• Description of the task: Transcribe the whole listing below without changing a word, but leave out every image.

• Collected material:
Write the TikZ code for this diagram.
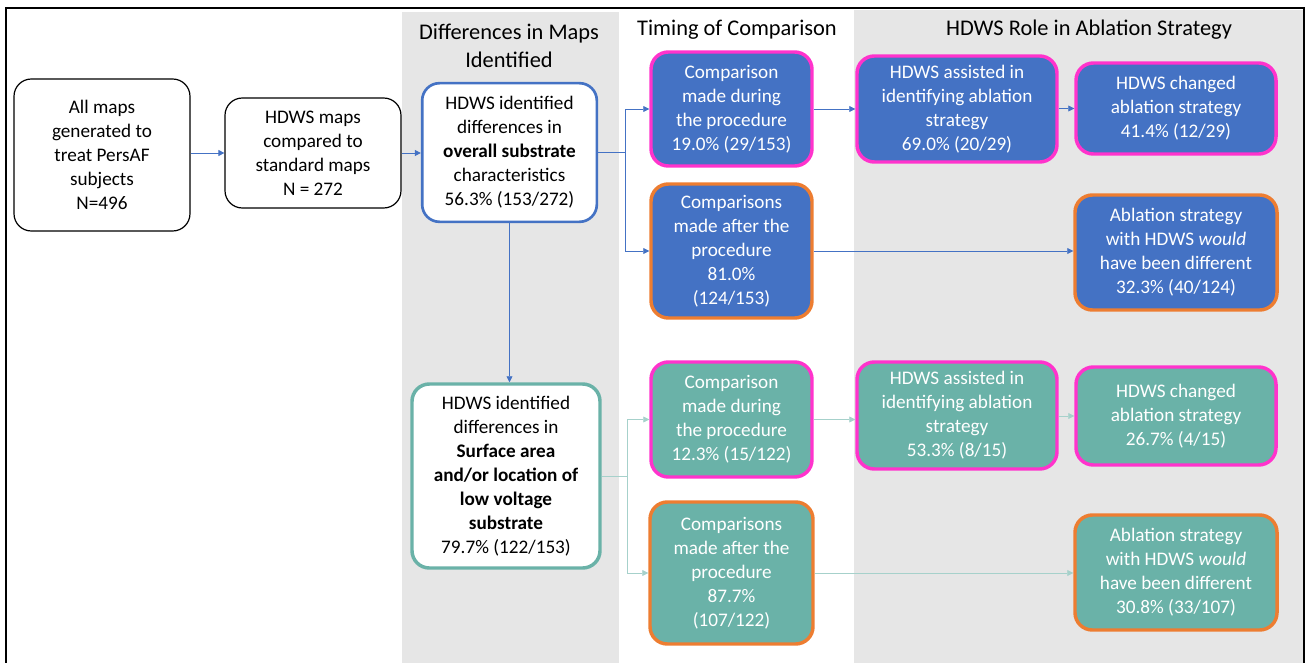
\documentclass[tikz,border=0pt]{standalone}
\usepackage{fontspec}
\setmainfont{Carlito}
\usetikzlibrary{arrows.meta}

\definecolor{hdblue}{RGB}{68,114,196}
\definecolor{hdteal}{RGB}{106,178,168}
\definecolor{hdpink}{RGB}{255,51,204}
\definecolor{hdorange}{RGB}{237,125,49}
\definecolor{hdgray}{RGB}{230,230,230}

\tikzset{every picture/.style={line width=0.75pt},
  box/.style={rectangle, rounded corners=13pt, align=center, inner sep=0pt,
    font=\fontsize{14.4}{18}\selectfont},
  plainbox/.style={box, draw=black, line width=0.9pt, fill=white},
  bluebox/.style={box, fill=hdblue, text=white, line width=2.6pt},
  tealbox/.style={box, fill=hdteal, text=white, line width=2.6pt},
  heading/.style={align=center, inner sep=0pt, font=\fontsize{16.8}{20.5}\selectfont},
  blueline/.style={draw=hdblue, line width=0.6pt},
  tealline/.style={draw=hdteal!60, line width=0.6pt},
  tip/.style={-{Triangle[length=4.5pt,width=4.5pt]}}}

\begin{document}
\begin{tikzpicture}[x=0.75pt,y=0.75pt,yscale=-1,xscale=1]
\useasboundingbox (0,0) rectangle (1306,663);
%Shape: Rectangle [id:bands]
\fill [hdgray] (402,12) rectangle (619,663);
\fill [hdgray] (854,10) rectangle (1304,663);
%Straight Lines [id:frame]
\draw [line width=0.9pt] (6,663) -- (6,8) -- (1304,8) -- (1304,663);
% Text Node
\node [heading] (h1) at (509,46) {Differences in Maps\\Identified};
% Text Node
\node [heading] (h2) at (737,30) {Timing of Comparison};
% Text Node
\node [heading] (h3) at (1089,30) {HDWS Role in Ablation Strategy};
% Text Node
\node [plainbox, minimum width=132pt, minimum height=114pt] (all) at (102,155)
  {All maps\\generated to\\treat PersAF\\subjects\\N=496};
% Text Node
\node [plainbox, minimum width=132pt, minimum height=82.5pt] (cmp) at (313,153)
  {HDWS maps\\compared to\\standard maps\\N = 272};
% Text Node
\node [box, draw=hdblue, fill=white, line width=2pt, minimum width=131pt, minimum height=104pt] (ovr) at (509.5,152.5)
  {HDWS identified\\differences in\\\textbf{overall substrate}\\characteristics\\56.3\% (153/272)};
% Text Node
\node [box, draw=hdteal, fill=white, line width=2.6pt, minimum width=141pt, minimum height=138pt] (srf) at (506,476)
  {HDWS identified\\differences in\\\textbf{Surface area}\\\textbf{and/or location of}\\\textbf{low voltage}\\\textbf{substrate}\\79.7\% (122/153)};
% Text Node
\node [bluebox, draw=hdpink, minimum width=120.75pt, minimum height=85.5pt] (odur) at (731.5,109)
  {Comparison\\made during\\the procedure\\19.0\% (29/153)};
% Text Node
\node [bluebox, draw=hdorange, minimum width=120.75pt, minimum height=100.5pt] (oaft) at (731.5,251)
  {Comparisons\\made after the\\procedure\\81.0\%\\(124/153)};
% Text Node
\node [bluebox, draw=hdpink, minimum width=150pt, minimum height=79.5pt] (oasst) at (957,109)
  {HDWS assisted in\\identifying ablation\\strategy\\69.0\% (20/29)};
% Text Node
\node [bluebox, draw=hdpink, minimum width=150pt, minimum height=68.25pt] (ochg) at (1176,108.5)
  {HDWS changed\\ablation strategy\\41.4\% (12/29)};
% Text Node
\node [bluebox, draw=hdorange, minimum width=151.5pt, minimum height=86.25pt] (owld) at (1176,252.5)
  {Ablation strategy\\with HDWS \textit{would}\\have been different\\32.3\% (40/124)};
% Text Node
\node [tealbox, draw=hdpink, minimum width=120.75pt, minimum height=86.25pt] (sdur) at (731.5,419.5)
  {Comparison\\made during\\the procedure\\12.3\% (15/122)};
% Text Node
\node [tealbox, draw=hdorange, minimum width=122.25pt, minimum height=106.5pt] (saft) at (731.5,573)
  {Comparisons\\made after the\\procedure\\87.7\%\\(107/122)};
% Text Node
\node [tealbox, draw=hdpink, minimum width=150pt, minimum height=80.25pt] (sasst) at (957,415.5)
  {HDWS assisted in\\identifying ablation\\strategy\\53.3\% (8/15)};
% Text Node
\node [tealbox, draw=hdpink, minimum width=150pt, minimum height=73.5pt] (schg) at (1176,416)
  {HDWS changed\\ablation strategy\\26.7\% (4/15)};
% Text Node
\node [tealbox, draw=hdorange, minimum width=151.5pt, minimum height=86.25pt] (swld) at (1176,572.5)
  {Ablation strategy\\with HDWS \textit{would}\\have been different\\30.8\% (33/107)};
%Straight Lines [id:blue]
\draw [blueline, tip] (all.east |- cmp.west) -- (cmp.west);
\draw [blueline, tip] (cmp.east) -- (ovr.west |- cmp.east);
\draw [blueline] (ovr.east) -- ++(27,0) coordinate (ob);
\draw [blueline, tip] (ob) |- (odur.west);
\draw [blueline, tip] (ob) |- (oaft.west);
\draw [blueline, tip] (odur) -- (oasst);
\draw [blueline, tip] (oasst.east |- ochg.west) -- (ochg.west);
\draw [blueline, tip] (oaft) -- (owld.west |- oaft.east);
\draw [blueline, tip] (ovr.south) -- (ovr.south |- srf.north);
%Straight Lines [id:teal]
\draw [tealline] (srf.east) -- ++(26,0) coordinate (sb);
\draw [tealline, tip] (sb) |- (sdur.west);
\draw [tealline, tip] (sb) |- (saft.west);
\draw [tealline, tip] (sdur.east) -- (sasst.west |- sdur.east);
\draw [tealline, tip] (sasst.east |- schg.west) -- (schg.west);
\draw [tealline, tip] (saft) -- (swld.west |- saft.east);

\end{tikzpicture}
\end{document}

• Expected answer:
Write the TikZ code for this diagram.
\documentclass[tikz,border=0pt]{standalone}
\usepackage{fontspec}
\setmainfont{Carlito}
\usetikzlibrary{arrows.meta}

\definecolor{hdblue}{RGB}{68,114,196}
\definecolor{hdteal}{RGB}{106,178,168}
\definecolor{hdpink}{RGB}{255,51,204}
\definecolor{hdorange}{RGB}{237,125,49}
\definecolor{hdgray}{RGB}{230,230,230}

\tikzset{every picture/.style={line width=0.75pt},
  box/.style={rectangle, rounded corners=13pt, align=center, inner sep=0pt,
    font=\fontsize{14.4}{18}\selectfont},
  plainbox/.style={box, draw=black, line width=0.9pt, fill=white},
  bluebox/.style={box, fill=hdblue, text=white, line width=2.6pt},
  tealbox/.style={box, fill=hdteal, text=white, line width=2.6pt},
  heading/.style={align=center, inner sep=0pt, font=\fontsize{16.8}{20.5}\selectfont},
  blueline/.style={draw=hdblue, line width=0.6pt},
  tealline/.style={draw=hdteal!60, line width=0.6pt},
  tip/.style={-{Triangle[length=4.5pt,width=4.5pt]}}}

\begin{document}
\begin{tikzpicture}[x=0.75pt,y=0.75pt,yscale=-1,xscale=1]
\useasboundingbox (0,0) rectangle (1306,663);
%Shape: Rectangle [id:bands]
\fill [hdgray] (402,12) rectangle (619,663);
\fill [hdgray] (854,10) rectangle (1304,663);
%Straight Lines [id:frame]
\draw [line width=0.9pt] (6,663) -- (6,8) -- (1304,8) -- (1304,663);
% Text Node
\node [heading] (h1) at (509,46) {Differences in Maps\\Identified};
% Text Node
\node [heading] (h2) at (737,30) {Timing of Comparison};
% Text Node
\node [heading] (h3) at (1089,30) {HDWS Role in Ablation Strategy};
% Text Node
\node [plainbox, minimum width=132pt, minimum height=114pt] (all) at (102,155)
  {All maps\\generated to\\treat PersAF\\subjects\\N=496};
% Text Node
\node [plainbox, minimum width=132pt, minimum height=82.5pt] (cmp) at (313,153)
  {HDWS maps\\compared to\\standard maps\\N = 272};
% Text Node
\node [box, draw=hdblue, fill=white, line width=2pt, minimum width=131pt, minimum height=104pt] (ovr) at (509.5,152.5)
  {HDWS identified\\differences in\\\textbf{overall substrate}\\characteristics\\56.3\% (153/272)};
% Text Node
\node [box, draw=hdteal, fill=white, line width=2.6pt, minimum width=141pt, minimum height=138pt] (srf) at (506,476)
  {HDWS identified\\differences in\\\textbf{Surface area}\\\textbf{and/or location of}\\\textbf{low voltage}\\\textbf{substrate}\\79.7\% (122/153)};
% Text Node
\node [bluebox, draw=hdpink, minimum width=120.75pt, minimum height=85.5pt] (odur) at (731.5,109)
  {Comparison\\made during\\the procedure\\19.0\% (29/153)};
% Text Node
\node [bluebox, draw=hdorange, minimum width=120.75pt, minimum height=100.5pt] (oaft) at (731.5,251)
  {Comparisons\\made after the\\procedure\\81.0\%\\(124/153)};
% Text Node
\node [bluebox, draw=hdpink, minimum width=150pt, minimum height=79.5pt] (oasst) at (957,109)
  {HDWS assisted in\\identifying ablation\\strategy\\69.0\% (20/29)};
% Text Node
\node [bluebox, draw=hdpink, minimum width=150pt, minimum height=68.25pt] (ochg) at (1176,108.5)
  {HDWS changed\\ablation strategy\\41.4\% (12/29)};
% Text Node
\node [bluebox, draw=hdorange, minimum width=151.5pt, minimum height=86.25pt] (owld) at (1176,252.5)
  {Ablation strategy\\with HDWS \textit{would}\\have been different\\32.3\% (40/124)};
% Text Node
\node [tealbox, draw=hdpink, minimum width=120.75pt, minimum height=86.25pt] (sdur) at (731.5,419.5)
  {Comparison\\made during\\the procedure\\12.3\% (15/122)};
% Text Node
\node [tealbox, draw=hdorange, minimum width=122.25pt, minimum height=106.5pt] (saft) at (731.5,573)
  {Comparisons\\made after the\\procedure\\87.7\%\\(107/122)};
% Text Node
\node [tealbox, draw=hdpink, minimum width=150pt, minimum height=80.25pt] (sasst) at (957,415.5)
  {HDWS assisted in\\identifying ablation\\strategy\\53.3\% (8/15)};
% Text Node
\node [tealbox, draw=hdpink, minimum width=150pt, minimum height=73.5pt] (schg) at (1176,416)
  {HDWS changed\\ablation strategy\\26.7\% (4/15)};
% Text Node
\node [tealbox, draw=hdorange, minimum width=151.5pt, minimum height=86.25pt] (swld) at (1176,572.5)
  {Ablation strategy\\with HDWS \textit{would}\\have been different\\30.8\% (33/107)};
%Straight Lines [id:blue]
\draw [blueline, tip] (all.east |- cmp.west) -- (cmp.west);
\draw [blueline, tip] (cmp.east) -- (ovr.west |- cmp.east);
\draw [blueline] (ovr.east) -- ++(27,0) coordinate (ob);
\draw [blueline, tip] (ob) |- (odur.west);
\draw [blueline, tip] (ob) |- (oaft.west);
\draw [blueline, tip] (odur) -- (oasst);
\draw [blueline, tip] (oasst.east |- ochg.west) -- (ochg.west);
\draw [blueline, tip] (oaft) -- (owld.west |- oaft.east);
\draw [blueline, tip] (ovr.south) -- (ovr.south |- srf.north);
%Straight Lines [id:teal]
\draw [tealline] (srf.east) -- ++(26,0) coordinate (sb);
\draw [tealline, tip] (sb) |- (sdur.west);
\draw [tealline, tip] (sb) |- (saft.west);
\draw [tealline, tip] (sdur.east) -- (sasst.west |- sdur.east);
\draw [tealline, tip] (sasst.east |- schg.west) -- (schg.west);
\draw [tealline, tip] (saft) -- (swld.west |- saft.east);

\end{tikzpicture}
\end{document}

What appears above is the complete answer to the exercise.